The Internet of Things (IoT) is developing as a novel phenomenon that is applied in the growth of several crucial applications. However, these applications continue to function on a centralized storage structure, which leads to several major problems, such as security, privacy, and a single point of failure. In recent years, blockchain (BC) technology has become a pillar for the progression of IoT-based applications. The BC technique is utilized to resolve the security, privacy, and single point of failure (third-part dependency) issues encountered in IoT applications. Conversely, the distributed denial of service (DDoS) attacks on mining pools revealed the existence of vital fault lines amongst the BC-assisted IoT networks.
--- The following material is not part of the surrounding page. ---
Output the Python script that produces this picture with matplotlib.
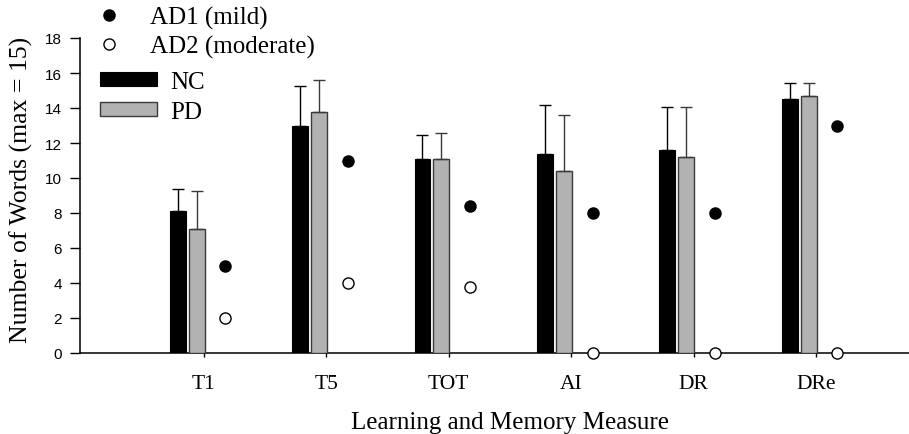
import matplotlib
matplotlib.use('Agg')

import matplotlib.pyplot as plt
import numpy as np

# Learning and memory measures
measures = ["T1", "T5", "TOT", "AI", "DR", "DRe"]

nc_mean = [8.1, 13.0, 11.1, 11.4, 11.6, 14.5]
nc_sd = [1.27, 2.25, 1.38, 2.75, 2.45, 0.95]
pd_mean = [7.1, 13.8, 11.1, 10.4, 11.2, 14.7]
pd_sd = [2.15, 1.8, 1.48, 3.2, 2.85, 0.72]
ad1 = [5, 11, 8.4, 8, 8, 13]
ad2 = [2, 4, 3.8, 0, 0, 0]

SERIF = ["Liberation Serif", "DejaVu Serif"]
SANS = ["Liberation Sans", "DejaVu Sans"]

fig = plt.figure(figsize=(9.09, 4.35), dpi=100)
ax = fig.add_axes([80 / 909, 81 / 435, 829 / 909, 315 / 435])

x = np.arange(len(measures))
w = 0.13

err_nc = [np.zeros(len(x)), nc_sd]
err_pd = [np.zeros(len(x)), pd_sd]

b_nc = ax.bar(x - 0.215, nc_mean, w, color="black", edgecolor="black", linewidth=0.8,
              yerr=err_nc, error_kw=dict(ecolor="black", elinewidth=1, capsize=4, capthick=1),
              zorder=3, label="NC")
b_pd = ax.bar(x - 0.06, pd_mean, w, color="#b2b2b2", edgecolor="#3a3a3a", linewidth=1,
              yerr=err_pd, error_kw=dict(ecolor="#3a3a3a", elinewidth=1, capsize=4, capthick=1),
              zorder=3, label="PD")
p1, = ax.plot(x + 0.175, ad1, "o", color="black", markersize=8, linestyle="none",
              clip_on=False, zorder=4, label="AD1 (mild)")
p2, = ax.plot(x + 0.175, ad2, "o", markerfacecolor="white", markeredgecolor="black",
              markeredgewidth=1, markersize=8, linestyle="none", clip_on=False, zorder=4,
              label="AD2 (moderate)")

ax.set_xlim(-1.013, 5.76)
ax.set_ylim(0, 18)
ax.set_yticks(range(0, 19, 2))
ax.set_xticks(x)
ax.set_xticklabels(measures, family=SERIF, fontsize=15.5)
for lab in ax.get_yticklabels():
    lab.set_family(SANS)
    lab.set_fontsize(11)

ax.spines["top"].set_visible(False)
ax.spines["right"].set_visible(False)
ax.spines["left"].set_linewidth(1.1)
ax.spines["bottom"].set_linewidth(1.1)
ax.tick_params(axis="y", direction="out", length=7, width=1, pad=6)
ax.tick_params(axis="x", direction="out", length=3, width=1, pad=12)

ax.set_xlabel("Learning and Memory Measure", family=SERIF, fontsize=18)
ax.xaxis.set_label_coords(0.519, -0.238)
ax.xaxis.label.set_va("baseline")
ax.set_ylabel("Number of Words (max = 15)", family=SERIF, fontsize=18.5)
ax.yaxis.set_label_coords(-0.071, 0.521)
ax.yaxis.label.set_va("center")
ax.yaxis.label.set_rotation_mode("default")

leg1 = fig.legend(handles=[p1, p2], loc="upper left", bbox_to_anchor=(99 / 909, 1 - 7 / 435),
                  frameon=False, borderpad=0, borderaxespad=0, handlelength=0.8,
                  handletextpad=1.24, labelspacing=0.22, prop=dict(family=SERIF, size=18))
leg2 = fig.legend(handles=[b_nc, b_pd], loc="upper left", bbox_to_anchor=(100 / 909, 1 - 72 / 435),
                  frameon=False, borderpad=0, borderaxespad=0, handlelength=2.28,
                  handleheight=0.44, handletextpad=0.52, labelspacing=0.32,
                  prop=dict(family=SERIF, size=18))

fig.savefig("out.png", dpi=100)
Therefore, the current study designs a hybrid Harris Hawks with sine cosine and a deep learning-based intrusion detection system (H3SC-DLIDS) for a BC-supported IoT environment. The aim of the presented H3SC-DLIDS approach is to recognize the presence of DDoS attacks in the BC-assisted IoT environment. To enable secure communication in the IoT networks, BC technology is used. The proposed H3SC-DLIDS technique designs a H3SC technique by integrating the concepts of Harris Hawks optimization (HHO) and sine cosine algorithm (SCA) for feature selection. For the intrusion detection process, a long short-term memory auto-encoder (LSTM-AE) model is utilized in this study. Finally, the arithmetic optimization algorithm (AOA) is implemented for hyperparameter tuning of the LSTM-AE technique. The proposed H3SC-DLIDS method was experimentally validated using the BoT-IoT database, and the results indicate the superior performance of the proposed H3SC-DLIDS technique over other existing methods, with a maximum accuracy of 99.05%.